At the Sunday Eucharist a few days ago we read or heard the following utterance from Christ:  Receive the Holy Spirit.  If you forgive the sins of any, they are forgiven them; if you withhold forgiveness from any, it is withheld”  (John 20:22-23).  This and its counterparts in the Gospel of Matthew can be rather contentious verses among Protestants today.

As jarring as this might be for modern evangelicals, Jesus meant exactly what he said.  He invested his apostles with the power of the Holy Spirit to forgive and withhold (or retain) sins.  In Matthew’s Gospel book this is expressed in the language of “binding” and “loosing” – people are bound to their sins or loosed from their sins by the power of the Holy Spirit.  This is called The Power of the Keys (after how Jesus introduces it in Matthew 16), and is a feature not only of Roman theology but of classical protestantism as well.

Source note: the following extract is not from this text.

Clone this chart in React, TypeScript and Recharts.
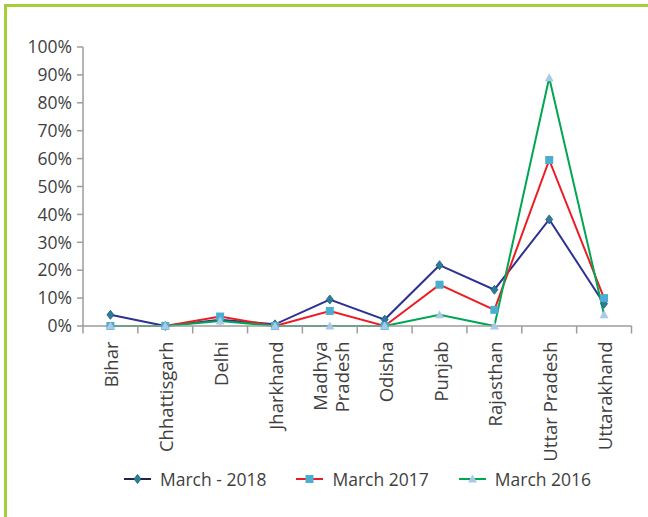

“But only God forgives sins!” scoffs the pharisees and evangelicals alike.  Naturally, this is a valid point, and the whole point of that objection in the Gospels is to highlight the true divinity of Jesus.  However, Jesus unapologetically tells his apostles to forgive and retain sins.  Saint James would go on to reflect on this in chapter of his epistle: “Let him call for the elders of the church, and let them pray over him, anointing him with oil in the name of the Lord.  And the prayer of faith will save the one who is sick, and the Lord will raise him up. And if he has committed sins, he will be forgiven.”  So there must be a way to connect the dots.

Thankfully, as Anglicans, we have hard-wired our theological answer to this conundrum into our liturgy.  In the Daily Offices of Morning and Evening Prayer the absolution read by the priest contains this sentence:

He has empowered and commanded his ministers to pronounce to his people, being penitent, the absolution and remission of their sins.

That is the wording in the 2019 Prayer Book, but it’s essentially the same in all historic Prayer Books.  The interpretation is clear: John 20:23 is a granting of authority to Christ’s ordained ministers.  But what it also does is link the minister’s words to the power and authority of Christ, who

pardons and absolves all who truly repent and genuinely believe his holy Gospel.

Thus the forgiveness of sins is not a special power of the priest so much as it is the promise of God to all faithful penitents; the priest or bishop is merely the mouthpiece for God in the congregation for that role.

In the Communion service the words of absolution are different.  But they are followed up with The Comfortable Words, which provide the Word of God as a more sure foundation of the absolution spoken by the priest.  In short, it is God, in Christ, through the power of the Holy Spirit working through an imperfect priest, who forgives sins.  The priest has a solemn and fearful duty and role in this, but has no magical or divine powers of his own.